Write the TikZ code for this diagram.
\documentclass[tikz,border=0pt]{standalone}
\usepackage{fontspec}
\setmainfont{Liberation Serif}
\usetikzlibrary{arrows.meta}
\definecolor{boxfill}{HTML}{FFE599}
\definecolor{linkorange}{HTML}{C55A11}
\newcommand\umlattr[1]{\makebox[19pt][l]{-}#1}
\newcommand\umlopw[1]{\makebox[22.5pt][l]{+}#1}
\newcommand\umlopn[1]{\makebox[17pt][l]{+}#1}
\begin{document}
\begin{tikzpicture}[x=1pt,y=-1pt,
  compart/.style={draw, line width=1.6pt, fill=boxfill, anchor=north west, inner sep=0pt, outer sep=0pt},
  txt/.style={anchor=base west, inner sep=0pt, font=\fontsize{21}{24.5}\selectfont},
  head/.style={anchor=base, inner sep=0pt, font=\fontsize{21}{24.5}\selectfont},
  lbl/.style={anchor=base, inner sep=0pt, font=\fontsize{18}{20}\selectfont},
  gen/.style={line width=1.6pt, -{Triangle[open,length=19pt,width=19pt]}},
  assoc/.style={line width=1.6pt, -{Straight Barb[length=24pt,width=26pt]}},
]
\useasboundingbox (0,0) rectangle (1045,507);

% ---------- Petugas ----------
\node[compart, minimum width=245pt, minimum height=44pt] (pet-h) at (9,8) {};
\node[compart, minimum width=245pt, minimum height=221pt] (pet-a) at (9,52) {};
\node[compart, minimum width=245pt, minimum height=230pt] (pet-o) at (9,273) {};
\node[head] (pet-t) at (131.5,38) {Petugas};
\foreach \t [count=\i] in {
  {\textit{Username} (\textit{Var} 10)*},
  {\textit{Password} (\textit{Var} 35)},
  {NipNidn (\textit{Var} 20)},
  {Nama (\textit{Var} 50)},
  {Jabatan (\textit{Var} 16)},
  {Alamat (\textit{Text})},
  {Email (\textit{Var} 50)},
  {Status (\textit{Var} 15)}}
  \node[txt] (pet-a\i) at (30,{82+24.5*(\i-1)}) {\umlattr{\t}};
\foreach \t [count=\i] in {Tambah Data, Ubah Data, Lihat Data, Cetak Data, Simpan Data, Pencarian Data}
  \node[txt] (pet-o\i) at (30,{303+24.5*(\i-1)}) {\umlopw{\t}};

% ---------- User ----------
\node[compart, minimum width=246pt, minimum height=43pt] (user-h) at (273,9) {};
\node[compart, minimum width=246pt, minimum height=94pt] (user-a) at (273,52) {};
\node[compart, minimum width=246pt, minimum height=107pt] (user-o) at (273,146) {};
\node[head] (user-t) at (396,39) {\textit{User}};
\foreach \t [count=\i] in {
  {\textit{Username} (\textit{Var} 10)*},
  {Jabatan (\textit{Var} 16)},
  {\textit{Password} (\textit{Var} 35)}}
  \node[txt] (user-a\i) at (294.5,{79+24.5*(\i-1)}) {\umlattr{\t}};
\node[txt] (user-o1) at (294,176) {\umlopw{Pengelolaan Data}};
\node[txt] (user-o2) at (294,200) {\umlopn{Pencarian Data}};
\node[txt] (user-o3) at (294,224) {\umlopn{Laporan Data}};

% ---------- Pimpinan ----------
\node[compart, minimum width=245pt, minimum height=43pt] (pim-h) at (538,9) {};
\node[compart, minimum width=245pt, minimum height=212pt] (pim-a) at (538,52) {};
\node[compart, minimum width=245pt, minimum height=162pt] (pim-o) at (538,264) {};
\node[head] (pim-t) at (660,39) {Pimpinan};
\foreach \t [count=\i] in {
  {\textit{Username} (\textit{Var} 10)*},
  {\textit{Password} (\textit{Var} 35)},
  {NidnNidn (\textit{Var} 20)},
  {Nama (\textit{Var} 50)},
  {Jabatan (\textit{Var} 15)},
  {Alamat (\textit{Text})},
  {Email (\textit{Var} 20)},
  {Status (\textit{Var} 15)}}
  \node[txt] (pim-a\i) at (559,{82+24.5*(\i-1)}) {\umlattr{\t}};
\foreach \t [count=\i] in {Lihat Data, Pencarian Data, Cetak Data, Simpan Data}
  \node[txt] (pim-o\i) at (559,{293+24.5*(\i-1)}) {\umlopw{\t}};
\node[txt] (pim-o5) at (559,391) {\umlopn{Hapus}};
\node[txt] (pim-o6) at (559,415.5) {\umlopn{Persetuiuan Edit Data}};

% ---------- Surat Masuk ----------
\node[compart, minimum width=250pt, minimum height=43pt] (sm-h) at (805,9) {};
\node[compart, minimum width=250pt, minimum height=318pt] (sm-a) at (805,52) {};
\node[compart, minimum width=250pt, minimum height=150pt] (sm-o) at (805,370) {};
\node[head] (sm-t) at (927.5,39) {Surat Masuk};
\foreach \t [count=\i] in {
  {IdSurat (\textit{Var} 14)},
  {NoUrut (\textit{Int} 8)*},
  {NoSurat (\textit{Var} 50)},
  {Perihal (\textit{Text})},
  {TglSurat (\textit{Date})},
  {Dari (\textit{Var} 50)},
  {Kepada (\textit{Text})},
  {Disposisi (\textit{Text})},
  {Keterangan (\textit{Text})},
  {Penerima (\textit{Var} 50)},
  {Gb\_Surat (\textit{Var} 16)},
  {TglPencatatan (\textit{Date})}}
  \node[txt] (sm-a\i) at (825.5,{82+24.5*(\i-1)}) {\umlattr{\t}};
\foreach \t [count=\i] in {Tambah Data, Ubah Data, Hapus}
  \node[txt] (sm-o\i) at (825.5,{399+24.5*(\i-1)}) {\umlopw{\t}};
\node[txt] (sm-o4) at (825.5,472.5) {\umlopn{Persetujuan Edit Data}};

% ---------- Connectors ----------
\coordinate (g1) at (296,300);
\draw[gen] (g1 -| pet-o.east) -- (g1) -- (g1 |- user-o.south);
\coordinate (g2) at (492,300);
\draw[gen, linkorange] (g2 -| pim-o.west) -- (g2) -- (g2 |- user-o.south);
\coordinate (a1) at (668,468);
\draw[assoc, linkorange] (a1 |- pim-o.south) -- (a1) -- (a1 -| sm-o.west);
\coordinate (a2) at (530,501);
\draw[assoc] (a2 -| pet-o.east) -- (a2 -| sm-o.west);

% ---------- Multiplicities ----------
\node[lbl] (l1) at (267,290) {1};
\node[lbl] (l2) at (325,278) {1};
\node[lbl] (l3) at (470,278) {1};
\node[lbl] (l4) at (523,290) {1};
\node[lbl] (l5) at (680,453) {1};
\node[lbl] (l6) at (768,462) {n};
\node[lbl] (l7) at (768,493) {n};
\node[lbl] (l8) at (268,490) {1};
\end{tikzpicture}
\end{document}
━━━━━━━━━━━━━━━━━━━━━━━━━━━━━━
*WHAT IS REQUIRED*
Take the lines above and retype all of them exactly.

*CORRECT OUTPUT*
Write the TikZ code for this diagram.
\documentclass[tikz,border=0pt]{standalone}
\usepackage{fontspec}
\setmainfont{Liberation Serif}
\usetikzlibrary{arrows.meta}
\definecolor{boxfill}{HTML}{FFE599}
\definecolor{linkorange}{HTML}{C55A11}
\newcommand\umlattr[1]{\makebox[19pt][l]{-}#1}
\newcommand\umlopw[1]{\makebox[22.5pt][l]{+}#1}
\newcommand\umlopn[1]{\makebox[17pt][l]{+}#1}
\begin{document}
\begin{tikzpicture}[x=1pt,y=-1pt,
  compart/.style={draw, line width=1.6pt, fill=boxfill, anchor=north west, inner sep=0pt, outer sep=0pt},
  txt/.style={anchor=base west, inner sep=0pt, font=\fontsize{21}{24.5}\selectfont},
  head/.style={anchor=base, inner sep=0pt, font=\fontsize{21}{24.5}\selectfont},
  lbl/.style={anchor=base, inner sep=0pt, font=\fontsize{18}{20}\selectfont},
  gen/.style={line width=1.6pt, -{Triangle[open,length=19pt,width=19pt]}},
  assoc/.style={line width=1.6pt, -{Straight Barb[length=24pt,width=26pt]}},
]
\useasboundingbox (0,0) rectangle (1045,507);

% ---------- Petugas ----------
\node[compart, minimum width=245pt, minimum height=44pt] (pet-h) at (9,8) {};
\node[compart, minimum width=245pt, minimum height=221pt] (pet-a) at (9,52) {};
\node[compart, minimum width=245pt, minimum height=230pt] (pet-o) at (9,273) {};
\node[head] (pet-t) at (131.5,38) {Petugas};
\foreach \t [count=\i] in {
  {\textit{Username} (\textit{Var} 10)*},
  {\textit{Password} (\textit{Var} 35)},
  {NipNidn (\textit{Var} 20)},
  {Nama (\textit{Var} 50)},
  {Jabatan (\textit{Var} 16)},
  {Alamat (\textit{Text})},
  {Email (\textit{Var} 50)},
  {Status (\textit{Var} 15)}}
  \node[txt] (pet-a\i) at (30,{82+24.5*(\i-1)}) {\umlattr{\t}};
\foreach \t [count=\i] in {Tambah Data, Ubah Data, Lihat Data, Cetak Data, Simpan Data, Pencarian Data}
  \node[txt] (pet-o\i) at (30,{303+24.5*(\i-1)}) {\umlopw{\t}};

% ---------- User ----------
\node[compart, minimum width=246pt, minimum height=43pt] (user-h) at (273,9) {};
\node[compart, minimum width=246pt, minimum height=94pt] (user-a) at (273,52) {};
\node[compart, minimum width=246pt, minimum height=107pt] (user-o) at (273,146) {};
\node[head] (user-t) at (396,39) {\textit{User}};
\foreach \t [count=\i] in {
  {\textit{Username} (\textit{Var} 10)*},
  {Jabatan (\textit{Var} 16)},
  {\textit{Password} (\textit{Var} 35)}}
  \node[txt] (user-a\i) at (294.5,{79+24.5*(\i-1)}) {\umlattr{\t}};
\node[txt] (user-o1) at (294,176) {\umlopw{Pengelolaan Data}};
\node[txt] (user-o2) at (294,200) {\umlopn{Pencarian Data}};
\node[txt] (user-o3) at (294,224) {\umlopn{Laporan Data}};

% ---------- Pimpinan ----------
\node[compart, minimum width=245pt, minimum height=43pt] (pim-h) at (538,9) {};
\node[compart, minimum width=245pt, minimum height=212pt] (pim-a) at (538,52) {};
\node[compart, minimum width=245pt, minimum height=162pt] (pim-o) at (538,264) {};
\node[head] (pim-t) at (660,39) {Pimpinan};
\foreach \t [count=\i] in {
  {\textit{Username} (\textit{Var} 10)*},
  {\textit{Password} (\textit{Var} 35)},
  {NidnNidn (\textit{Var} 20)},
  {Nama (\textit{Var} 50)},
  {Jabatan (\textit{Var} 15)},
  {Alamat (\textit{Text})},
  {Email (\textit{Var} 20)},
  {Status (\textit{Var} 15)}}
  \node[txt] (pim-a\i) at (559,{82+24.5*(\i-1)}) {\umlattr{\t}};
\foreach \t [count=\i] in {Lihat Data, Pencarian Data, Cetak Data, Simpan Data}
  \node[txt] (pim-o\i) at (559,{293+24.5*(\i-1)}) {\umlopw{\t}};
\node[txt] (pim-o5) at (559,391) {\umlopn{Hapus}};
\node[txt] (pim-o6) at (559,415.5) {\umlopn{Persetuiuan Edit Data}};

% ---------- Surat Masuk ----------
\node[compart, minimum width=250pt, minimum height=43pt] (sm-h) at (805,9) {};
\node[compart, minimum width=250pt, minimum height=318pt] (sm-a) at (805,52) {};
\node[compart, minimum width=250pt, minimum height=150pt] (sm-o) at (805,370) {};
\node[head] (sm-t) at (927.5,39) {Surat Masuk};
\foreach \t [count=\i] in {
  {IdSurat (\textit{Var} 14)},
  {NoUrut (\textit{Int} 8)*},
  {NoSurat (\textit{Var} 50)},
  {Perihal (\textit{Text})},
  {TglSurat (\textit{Date})},
  {Dari (\textit{Var} 50)},
  {Kepada (\textit{Text})},
  {Disposisi (\textit{Text})},
  {Keterangan (\textit{Text})},
  {Penerima (\textit{Var} 50)},
  {Gb\_Surat (\textit{Var} 16)},
  {TglPencatatan (\textit{Date})}}
  \node[txt] (sm-a\i) at (825.5,{82+24.5*(\i-1)}) {\umlattr{\t}};
\foreach \t [count=\i] in {Tambah Data, Ubah Data, Hapus}
  \node[txt] (sm-o\i) at (825.5,{399+24.5*(\i-1)}) {\umlopw{\t}};
\node[txt] (sm-o4) at (825.5,472.5) {\umlopn{Persetujuan Edit Data}};

% ---------- Connectors ----------
\coordinate (g1) at (296,300);
\draw[gen] (g1 -| pet-o.east) -- (g1) -- (g1 |- user-o.south);
\coordinate (g2) at (492,300);
\draw[gen, linkorange] (g2 -| pim-o.west) -- (g2) -- (g2 |- user-o.south);
\coordinate (a1) at (668,468);
\draw[assoc, linkorange] (a1 |- pim-o.south) -- (a1) -- (a1 -| sm-o.west);
\coordinate (a2) at (530,501);
\draw[assoc] (a2 -| pet-o.east) -- (a2 -| sm-o.west);

% ---------- Multiplicities ----------
\node[lbl] (l1) at (267,290) {1};
\node[lbl] (l2) at (325,278) {1};
\node[lbl] (l3) at (470,278) {1};
\node[lbl] (l4) at (523,290) {1};
\node[lbl] (l5) at (680,453) {1};
\node[lbl] (l6) at (768,462) {n};
\node[lbl] (l7) at (768,493) {n};
\node[lbl] (l8) at (268,490) {1};
\end{tikzpicture}
\end{document}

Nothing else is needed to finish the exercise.